Shortlist Fez for this award as it is one of the most original games ever made in my opinion. The satisfaction of solving one of the more fiendish puzzles in Fez or that glorious moment when you realise you’ve finally cracked one of the codes rate as some of my most memorable moments in Gaming (I’ve been playing since 1990). 

Virtually everything about this game is incredible and it deserves the recognition here it will most likely not get elsewhere.

Submitted by J Grey.

#Fez #gamecityprize2012 #submission #large

Journey.

It might only be two hours long, but it’s arguably the most visually stunning, emotionally affecting game of the year by a long stretch.

Oh, and perhaps the most innovative multiplayer mode of the year.

Submitted by wiccadwitch.

#gamecityprize2012 #submission #Journey

Dark Souls

Roughly halfway through my first playthrough of Dark Souls, I was forced to fight a massive wolf in order to gain access to a new area. Unfortunately for me, the wolf proved to be a difficult opponent who was not easily beaten. Time and time again I charged into the wolf’s lair, and time and time again I lost to the beast. Soon I was no longer fighting for advancement, instead fighting to conquer and eliminate this seemingly insurmountable obstacle. I wanted revenge.

After countless attempts, I was finally on the brink of defeating the monstrous beast. I smiled, knowing that I would achieve my revenge and be able to progress further after having been stuck at this roadblock for so long. However, as the wolf was about to die, my smile faded, for the great beast began to do a remarkable thing.

It began to limp.

And not just limp, but actually slow down. It’s attacks, which once required careful dodging, could now be easily sidestepped. I heard it cry out in pain every time I swung my axe at it’s body. The once monstrous beast now looked… pitiful.

And as I dealt the finishing blow and listened to it’s last howl of pain, I did not celebrate. Instead, I walked towards the tomb that it had been guarding, knelt on one knee, and prayed. It was the least I could do in order to honor the opponent which had bested me for so long.

Dark Souls is a game which brings out emotions in the most surprising ways. Hope, despair, sympathy, and sorrow are all communicated not through dialogue, but through the environments, enemies, and situations that you encounter along a breathtaking and expansive journey. 

To ignore such a game would be a travesty, which is why I hope you consider Dark Souls for the 2012 Game City Prize.
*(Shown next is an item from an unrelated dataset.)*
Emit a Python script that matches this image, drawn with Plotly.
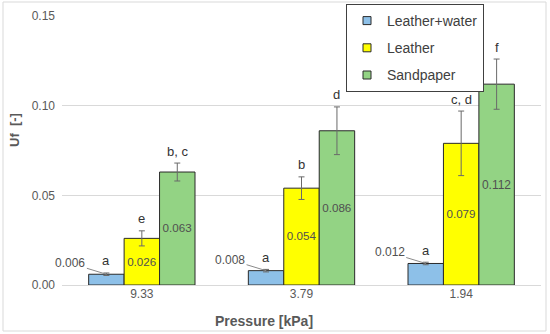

Submitted by Preston Dozsa.

#Dark Souls #gamecityprize2012 #submission #large

Journey - The companions I’ll never know

About fifteen minutes into my first time playing Journey, I saw another traveler for the first time.  We moved towards each other tentatively at first, not really sure what to expect from this mysterious stranger in the desert, but when it was time to progress we moved as a pair through the gate ahead of us.  Over the next two hours we stuck together no matter what, learning and discovering the secrets of the game together, waiting if one of us dropped behind, never able to speak or send messages to each other but somehow always being able to communicate through our movements and chirps as our Journey progressed.
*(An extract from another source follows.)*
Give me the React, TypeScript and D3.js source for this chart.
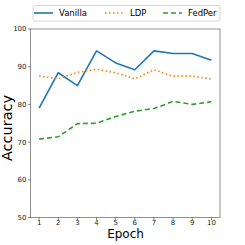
import { useEffect, useRef } from "react";
import * as d3 from "d3";

const epochs = [1, 2, 3, 4, 5, 6, 7, 8, 9, 10];
const vanilla = [79, 88.4, 85, 94.2, 91, 89.2, 94.2, 93.5, 93.5, 91.7];
const ldp = [87.5, 86.8, 88.5, 89.3, 88.4, 86.8, 89.2, 87.5, 87.5, 86.7];
const fedper = [70.8, 71.4, 74.9, 75, 76.8, 78.2, 78.9, 80.8, 80, 80.7];
const yTicks = [50, 60, 70, 80, 90, 100];

const seriesList = [
  { name: "Vanilla", values: vanilla, color: "#1f77b4", dash: "" },
  { name: "LDP", values: ldp, color: "#ff7f0e", dash: "1.5,2.5" },
  { name: "FedPer", values: fedper, color: "#2ca02c", dash: "5,3" },
];

export default function App() {
  const svgRef = useRef<SVGSVGElement | null>(null);
  const width = 245;
  const height = 245;

  useEffect(() => {
    if (!svgRef.current) return;
    const svg = d3.select(svgRef.current);
    svg.selectAll("*").remove();

    const left = 30.5, right = 220, top = 29, bottom = 217.5;
    const x = d3.scaleLinear().domain([0.55, 10.45]).range([left, right]);
    const y = d3.scaleLinear().domain([50, 100]).range([bottom, top]);

    // frame
    svg.append("rect")
      .attr("x", left).attr("y", top)
      .attr("width", right - left).attr("height", bottom - top)
      .attr("fill", "none").attr("stroke", "#777").attr("stroke-width", 0.8);

    // y ticks
    const yg = svg.append("g");
    yTicks.forEach(t => {
      yg.append("line").attr("x1", left - 2.5).attr("x2", left)
        .attr("y1", y(t)).attr("y2", y(t)).attr("stroke", "#333").attr("stroke-width", 0.6);
      yg.append("text").attr("x", left - 4).attr("y", y(t)).attr("dy", "0.35em")
        .attr("text-anchor", "end").style("font-size", "7px").style("font-family", "DejaVu Sans")
        .attr("fill", "#222").text(t);
    });

    // x ticks
    const xg = svg.append("g");
    epochs.forEach(t => {
      xg.append("line").attr("x1", x(t)).attr("x2", x(t))
        .attr("y1", bottom).attr("y2", bottom + 2.5).attr("stroke", "#333").attr("stroke-width", 0.6);
      xg.append("text").attr("x", x(t)).attr("y", bottom + 7.5)
        .attr("text-anchor", "middle").style("font-size", "7px").style("font-family", "DejaVu Sans")
        .attr("fill", "#222").text(t);
    });

    // series
    const line = d3.line<number>().x((_, i) => x(epochs[i])).y(d => y(d));
    seriesList.forEach(s => {
      svg.append("path").attr("d", line(s.values) || "")
        .attr("fill", "none").attr("stroke", s.color).attr("stroke-width", 1.6)
        .attr("stroke-dasharray", s.dash).attr("stroke-linejoin", "round");
    });

    // axis labels
    svg.append("text").attr("x", 125.5).attr("y", 238).attr("text-anchor", "middle")
      .style("font-size", "12px").style("font-family", "DejaVu Sans").text("Epoch");
    svg.append("text").attr("transform", `translate(12,128) rotate(-90)`)
      .attr("text-anchor", "middle")
      .style("font-size", "14.5px").style("font-family", "DejaVu Sans").text("Accuracy");

    // legend
    const lg = svg.append("g");
    lg.append("rect").attr("x", 33).attr("y", 5.5).attr("width", 187).attr("height", 15.5)
      .attr("fill", "#fff").attr("stroke", "#ccc").attr("stroke-width", 0.8).attr("rx", 1.5);
    const lx = [34, 105, 163];
    seriesList.forEach((s, i) => {
      lg.append("line").attr("x1", lx[i]).attr("x2", lx[i] + 19).attr("y1", 13).attr("y2", 13)
        .attr("stroke", s.color).attr("stroke-width", 1.6).attr("stroke-dasharray", s.dash);
      lg.append("text").attr("x", lx[i] + 25).attr("y", 13).attr("dy", "0.35em")
        .style("font-size", "8.5px").style("font-family", "DejaVu Sans").text(s.name);
    });
  }, []);

  return <svg ref={svgRef} width={width} height={height} style={{ position: "absolute", left: 0, top: 0 }} />;
}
Then, as we neared our goal at the top of the mountain, we lost each other.  I’ll never know how or why, but when I emerged into the light I was alone.  What should have been a euphoric and uplifting moment was suddenly filled with sadness and melancholia.  I never knew who my companion was, but I struggled to find satisfaction in finishing the game without them.

After a few more playthroughs that ended alone, I found another player at the same point in the game.  This traveler was more experienced but just as eager to travel together.  We dashed through the game, leaping and spiraling around, diverting occasionally as they showed me hidden areas and secrets.  When we emerged at the top of the mountain, we were stood side by side.  Finally walking into the light with a companion at my side was one of the most beautiful and uplifting things I’ve experienced.
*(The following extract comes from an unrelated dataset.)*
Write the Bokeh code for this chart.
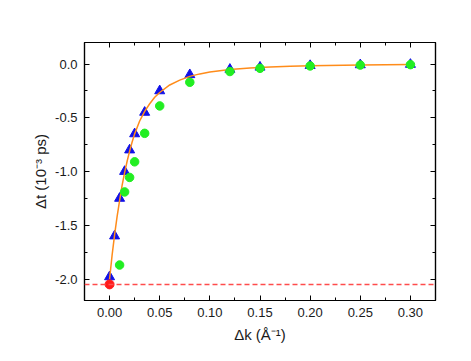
from bokeh.plotting import figure
from bokeh.models import LinearAxis, FixedTicker, NumeralTickFormatter, Span, Range1d
from bokeh.embed import file_html
from bokeh.resources import INLINE

# Blue triangles (data)
tri_x = [0.0, 0.005, 0.01, 0.015, 0.02, 0.025, 0.035, 0.05, 0.08, 0.12, 0.15, 0.20, 0.25, 0.30]
tri_y = [-1.98, -1.60, -1.25, -1.00, -0.80, -0.65, -0.45, -0.25, -0.10, -0.05, -0.03, -0.015, -0.008, -0.004]

# Green circles
grn_x = [0.01, 0.015, 0.02, 0.025, 0.035, 0.05, 0.08, 0.12, 0.15, 0.20, 0.25, 0.30]
grn_y = [-1.87, -1.19, -1.055, -0.91, -0.645, -0.39, -0.17, -0.07, -0.04, -0.018, -0.01, -0.006]

# Red point and reference level
red_x = [0.0]
red_y = [-2.05]
ref_level = -2.05

# Orange fit curve
fit_x = [0.0, 0.0025, 0.005, 0.0075, 0.01, 0.0125, 0.015, 0.0175, 0.02, 0.0225, 0.025, 0.03, 0.035, 0.04,
         0.045, 0.05, 0.06, 0.07, 0.08, 0.09, 0.10, 0.12, 0.14, 0.16, 0.18, 0.20, 0.25, 0.30]
fit_y = [-2.00, -1.78, -1.59, -1.42, -1.27, -1.13, -1.01, -0.905, -0.81, -0.725, -0.65, -0.53, -0.44, -0.37,
         -0.31, -0.265, -0.195, -0.15, -0.115, -0.092, -0.075, -0.052, -0.038, -0.028, -0.021, -0.016, -0.009, -0.005]

x_ticks = [0.0, 0.05, 0.10, 0.15, 0.20, 0.25, 0.30]
x_minor = [-0.025, 0.025, 0.075, 0.125, 0.175, 0.225, 0.275, 0.325]
y_ticks = [-2.0, -1.5, -1.0, -0.5, 0.0]
y_minor = [-2.25, -1.75, -1.25, -0.75, -0.25, 0.25]

FONT = "Liberation Sans"

p = figure(width=455, height=345, output_backend="svg", toolbar_location=None,
           x_range=Range1d(-0.025, 0.325), y_range=Range1d(-2.2, 0.2),
           min_border_left=84, min_border_right=20, min_border_top=42, min_border_bottom=41,
           x_axis_label="Δk (Å⁻¹)", y_axis_label="Δt (10⁻³ ps)")
p.grid.visible = False
p.outline_line_color = "black"
p.outline_line_width = 1.2
p.background_fill_color = "white"
p.border_fill_color = "white"

def style(ax, ticks, minor, fmt, labels=True):
    ax.ticker = FixedTicker(ticks=ticks, minor_ticks=minor)
    ax.formatter = NumeralTickFormatter(format=fmt)
    ax.major_tick_in = 5
    ax.major_tick_out = 0
    ax.minor_tick_in = 3
    ax.minor_tick_out = 0
    ax.axis_line_color = "black"
    ax.axis_line_width = 1.2
    ax.major_tick_line_color = "black"
    ax.minor_tick_line_color = "black"
    ax.major_label_text_font = FONT
    ax.major_label_text_font_size = "13px"
    ax.major_label_text_color = "#1a1a1a"
    ax.axis_label_text_font = FONT
    ax.axis_label_text_font_size = "15px"
    ax.axis_label_text_font_style = "normal"
    ax.axis_label_text_color = "#1a1a1a"
    if not labels:
        ax.major_label_text_font_size = "0px"
        ax.major_label_text_color = None

style(p.xaxis[0], x_ticks, x_minor, "0.00")
style(p.yaxis[0], y_ticks, y_minor, "0.0")
p.xaxis[0].axis_label_standoff = 6
p.yaxis[0].axis_label_standoff = 3
p.xaxis[0].major_label_standoff = 7
p.yaxis[0].major_label_standoff = 7

top = LinearAxis()
style(top, x_ticks, x_minor, "0.00", labels=False)
p.add_layout(top, "above")
right = LinearAxis()
style(right, y_ticks, y_minor, "0.0", labels=False)
p.add_layout(right, "right")

span = Span(location=ref_level, dimension="width", line_color="#ff4c4c",
            line_width=1.5, line_dash="5 3")
p.add_layout(span)

p.scatter(tri_x, tri_y, marker="triangle", size=10, fill_color="#1010e8", line_color="#1010e8")
p.scatter(red_x, red_y, marker="circle", size=9, fill_color="#ff1a1a", line_color="#ff1a1a")
p.line(fit_x, fit_y, line_color="#ff8c1a", line_width=1.5)
p.scatter(grn_x, grn_y, marker="circle", size=8.5, fill_color="#22ee22", line_color="#22ee22")

open("out.html", "w").write(file_html(p, INLINE))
At a time when almost every game has some form of multiplayer, Journey strips the concept to its bare bones - two players with no information about each other or any way of communicating, put together with nothing but the game itself to connect them.  Journey is as much about discovering and connecting with the people you are paired with as it about the journey itself.  I’ll never know who my two companions were, but they provided me with some of the most incredible, emotional and memorable experiences I’ve ever had in gaming.

Submitted by Chris Evans

#gamecityprize2012 #submission #Journey

Dragon’s Dogma

Dragon’s Dogma is a great game, where combat is excellent and varied depending on class and play-style. The game shines in its battles, and shares elements of Shadow of the Colossus.

Griffin pic

The game’s scope is epic, where you travel across the lands in search of the dragon who ripped out your heart when he attacked your small fishing village. You survived the encounter to become one of the “Arisen”, a chosen people who can control “pawns” from another dimension known as the “Rift”. This is where the game’s innovative multiplayer comes in. While not directly a co-op experience, this game allows you to play with others Pawns, which can be fully customized in looks, class, and items. Your Pawns learn from things you do (Quests, battling monsters) and assist you the next time you, or another player with your Pawn, does them. For instance, if you have killed many Ogres, your pawn may know that if you grapple onto his back, he will jump in the air and land on his back, damaging you severely. If your Pawn then goes into another players world, and they are fighting an Ogre, he will shout out ‘Don’t jump on his back, he’ll try and squish you’. Very helpful; you can have 2 player’s Pawns, along with your own, anytime during your adventure.

This game did not have a critical reception, but the combat of this game makes me feel that this game is a must play!